Much activism is redundant, and students are generally ill-equipped to judge what is vital and what is not. Awareness campaigns require experience to deliver an effective message efficiently, and generally the audiences most readily accessed by student activist groups are of minimal relevance to the cause. Ample attention has been spent on "slacktivism" recently—typified by the pursuit of unheeded Facebook memes and online petitions—but really this is just the next natural step in an already futile genre of self-gratification.

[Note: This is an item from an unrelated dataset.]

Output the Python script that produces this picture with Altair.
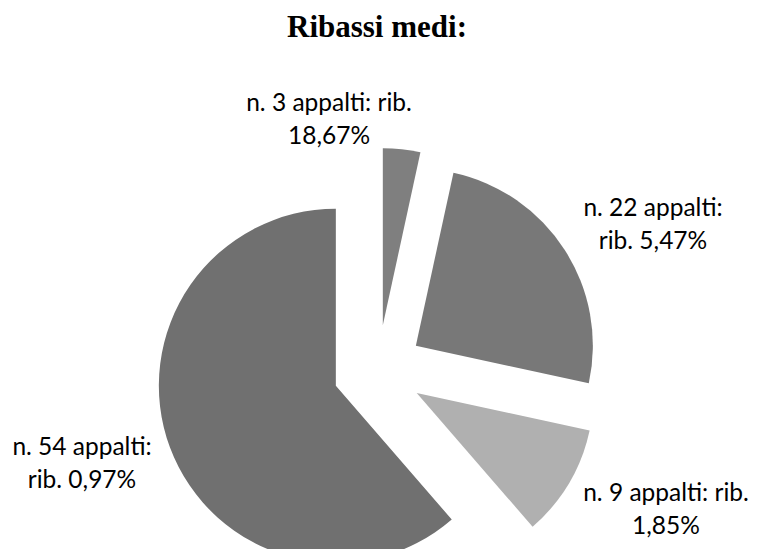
import altair as alt
import pandas as pd

# ---- data ----
title_text = "Ribassi medi:"
categories = ["n. 3 appalti", "n. 22 appalti", "n. 9 appalti", "n. 54 appalti"]
n_appalti = [3, 22, 9, 54]
ribasso = ["18,67%", "5,47%", "1,85%", "0,97%"]
label_text = [
    "n. 3 appalti: rib.\n18,67%",
    "n. 22 appalti:\nrib. 5,47%",
    "n. 9 appalti: rib.\n1,85%",
    "n. 54 appalti:\nrib. 0,97%",
]
slice_colors = ["#7f7f7f", "#787878", "#b0b0b0", "#707070"]

# ---- layout (pixels, chart coordinates) ----
W, H = 742, 541
CX, CY = 370, 362
R = 177
EXPLODE = 45
label_x = [321, 645, 658, 74]
label_y = [103, 208, 493, 447]
TITLE_X, TITLE_Y = 369, 29

df = pd.DataFrame({
    "order": list(range(len(categories))),
    "cat": categories,
    "n": n_appalti,
    "text": label_text,
    "lx": label_x,
    "ly": label_y,
})

base = (
    alt.Chart(df)
    .transform_window(cum="sum(n)", sort=[alt.SortField("order")], frame=[None, 0])
    .transform_joinaggregate(total="sum(n)")
    .transform_calculate(
        t0="2*PI*(datum.cum-datum.n)/datum.total",
        t1="2*PI*datum.cum/datum.total",
    )
    .transform_calculate(mid="(datum.t0+datum.t1)/2")
    .transform_calculate(
        ex=f"{CX}+{EXPLODE}*sin(datum.mid)",
        ey=f"{CY}-{EXPLODE}*cos(datum.mid)",
    )
)

arcs = base.mark_arc(radius=R).encode(
    x=alt.X("ex:Q", scale=None),
    y=alt.Y("ey:Q", scale=None),
    theta=alt.Theta("t0:Q", scale=None),
    theta2="t1:Q",
    color=alt.Color("cat:N", scale=alt.Scale(domain=categories, range=slice_colors), legend=None),
)

labels = alt.Chart(df).mark_text(
    font="Lato", fontSize=24.5, lineBreak="\n", lineHeight=32.5,
    align="center", baseline="alphabetic", color="black",
).encode(
    x=alt.X("lx:Q", scale=None),
    y=alt.Y("ly:Q", scale=None),
    text="text:N",
)

title = alt.Chart(pd.DataFrame({"t": [title_text]})).mark_text(
    font="Liberation Serif", fontSize=31, fontWeight="bold",
    align="center", baseline="alphabetic", color="black",
).encode(
    x=alt.value(TITLE_X),
    y=alt.value(TITLE_Y),
    text="t:N",
)

chart = (
    alt.layer(arcs, labels, title)
    .properties(
        width=W, height=H,
        autosize=alt.AutoSizeParams(type="fit", contains="padding"),
        padding=0,
    )
    .configure_view(stroke=None)
)

chart.save("out.html", embed_options={"renderer": "svg", "actions": False})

In the worst case such mistargeting may breed apathy or even resentment. Groups that choose to go beyond activism and donation-collecting may end up sending students into dangerous environments such as poverty-stricken or wartorn countries, putting untrained academics in harm's way to provide a service that the group does not even have the resources to decide where (in the country of concern) to best allocate it.

This, in a nutshell, is the thesis of the Campaign to End Activism by Students Everywhere (CEASE). It is an un-advocacy group, devoted to discouraging students from creating or participating in activist groups that (a) accept student members without first ensuring they have good reasons for being involved, (b) are run primarily by students, or (c) lack competent, disciplined leadership. This last concern requires special attention, as it is also true of numerous non-student non-profit organisations as well.

Hypothetical CEASE services would include watchdogging of student activist organisations (largely through a protected whistleblowing program) and most of the activities this document either explicitly condemns or implicitly disapproves of, including going into poverty-stricken and wartorn countries to prevent other students from providing poorly-allocated services.